— begin —

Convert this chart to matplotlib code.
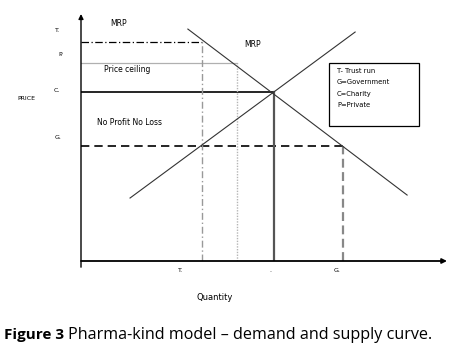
import numpy as np
import matplotlib
matplotlib.use("Agg")
from matplotlib import pyplot as plt

# price levels (0-100 scale) and the quantities that go with them
price_names = ["T.", "P.", "C.", "G."]
price_levels = [88.7, 80.2, 68.4, 46.6]
qty_names = ["T.", "", ".", "G."]
qty_levels = [33.0, 42.6, 52.7, 71.6]

# MRP (demand) and supply lines, end points
demand_q = [29.2, 89.1]
demand_p = [93.9, 26.7]
supply_q = [13.4, 74.9]
supply_p = [25.5, 92.7]

legend_lines = ["T- Trust run", "G=Government", "C=Charity", "P=Private"]

W, H = 459, 358
fig = plt.figure(figsize=(W / 100, H / 100), dpi=100)
fig.patch.set_facecolor("white")

# axes box: origin at pixel (81, 261), top at y=14, right end at x=447
x0, y0, x1, y1 = 81, 261, 447, 14
ax = fig.add_axes([x0 / W, (H - y0) / H, (x1 - x0) / W, (y0 - y1) / H])
ax.set_xlim(0, 100)
ax.set_ylim(0, 100)
ax.patch.set_alpha(0)
for s in ax.spines.values():
    s.set_visible(False)
ax.set_xticks([])
ax.set_yticks([])

# axes with arrows
ax.annotate("", xy=(0, 100), xytext=(0, -2.5), xycoords="data",
            arrowprops=dict(arrowstyle="-|>", color="black", lw=1.0,
                            mutation_scale=7, shrinkA=0, shrinkB=0),
            annotation_clip=False)
ax.annotate("", xy=(100, 0), xytext=(0, 0), xycoords="data",
            arrowprops=dict(arrowstyle="-|>", color="black", lw=1.3,
                            mutation_scale=7, shrinkA=0, shrinkB=0),
            annotation_clip=False)

# horizontal price lines
tq, pq, cq, gq = qty_levels
tp, pp, cp, gp = price_levels
ax.plot([0, tq], [tp, tp], color="black", lw=0.9, ls=(0, (6, 2, 1, 2)))
ax.plot([0, pq], [pp, pp], color="#b0b0b0", lw=0.9)
ax.plot([0, cq], [cp, cp], color="black", lw=1.2)
ax.plot([0, gq], [gp, gp], color="black", lw=1.2, ls=(0, (5, 3)))

# vertical drops to the quantity axis
ax.plot([tq, tq], [0, tp], color="#999999", lw=1.0, ls=(0, (5, 2, 1, 2)))
ax.plot([pq, pq], [0, pp], color="#b5b5b5", lw=1.0, ls=(0, (1, 1)))
ax.plot([cq, cq], [0, cp], color="#555555", lw=1.6)
ax.plot([gq, gq], [0, gp], color="#888888", lw=1.6, ls=(0, (4, 2)))

# MRP and supply
ax.plot(demand_q, demand_p, color="#333333", lw=0.8)
ax.plot(supply_q, supply_p, color="#333333", lw=0.8)

small = dict(fontsize=4.5, family="DejaVu Sans", color="black")
lab = dict(fontsize=5.5, family="DejaVu Sans", color="black")
leg = dict(fontsize=4.9, family="DejaVu Sans", color="black")

# price labels at left
ylab_px = [30, 55, 90, 137]
ylab_x = [55, 58, 54, 55]
for name, xp, yp in zip(price_names, ylab_x, ylab_px):
    fig.text(xp / W, 1 - yp / H, name, ha="left", va="center", **small)
fig.text(17 / W, 1 - 99 / H, "PRICE", ha="left", va="center", **small)

# quantity labels below
xlab_px = [181, 0, 270, 337]
for name, xp in zip(qty_names, xlab_px):
    if name:
        fig.text(xp / W, 1 - 270 / H, name, ha="center", va="center", **small)
fig.text(215 / W, 1 - 297 / H, "Quantity", ha="center", va="center",
         fontsize=6, family="DejaVu Sans")

# in-chart text
ax.text(8, 96, "MRP", ha="left", va="center", **lab)
ax.text(44.5, 87.5, "MRP", ha="left", va="center", **lab)
ax.text(6.3, 77.4, "Price ceiling", ha="left", va="center", **lab)
ax.text(4.4, 56, "No Profit No Loss", ha="left", va="center", **lab)

# legend box
bx0, bx1, by0, by1 = 329, 419, 63, 126
rect = plt.Rectangle((bx0 / W, 1 - by1 / H), (bx1 - bx0) / W, (by1 - by0) / H,
                     transform=fig.transFigure, fill=False, edgecolor="black", lw=0.9)
fig.add_artist(rect)
for i, t in enumerate(legend_lines):
    fig.text(337 / W, 1 - (71 + 11.3 * i) / H, t, ha="left", va="center", **leg)

# caption
fig.text(4 / W, 1 - 335 / H, "Figure 3", ha="left", va="center",
         fontsize=11, fontweight="bold", family="Open Sans")
fig.text(68 / W, 1 - 335 / H, "Pharma-kind model \u2013 demand and supply curve.",
         ha="left", va="center", fontsize=11.6, family="Open Sans")

fig.savefig("out.png", dpi=100)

— end —

Take the material above from its first line through the line holding "qty_levels = [33.0, 42.6, 52.7, 71.6]" and set it down exactly, without the pictures.

Convert this chart to matplotlib code.
import numpy as np
import matplotlib
matplotlib.use("Agg")
from matplotlib import pyplot as plt

# price levels (0-100 scale) and the quantities that go with them
price_names = ["T.", "P.", "C.", "G."]
price_levels = [88.7, 80.2, 68.4, 46.6]
qty_names = ["T.", "", ".", "G."]
qty_levels = [33.0, 42.6, 52.7, 71.6]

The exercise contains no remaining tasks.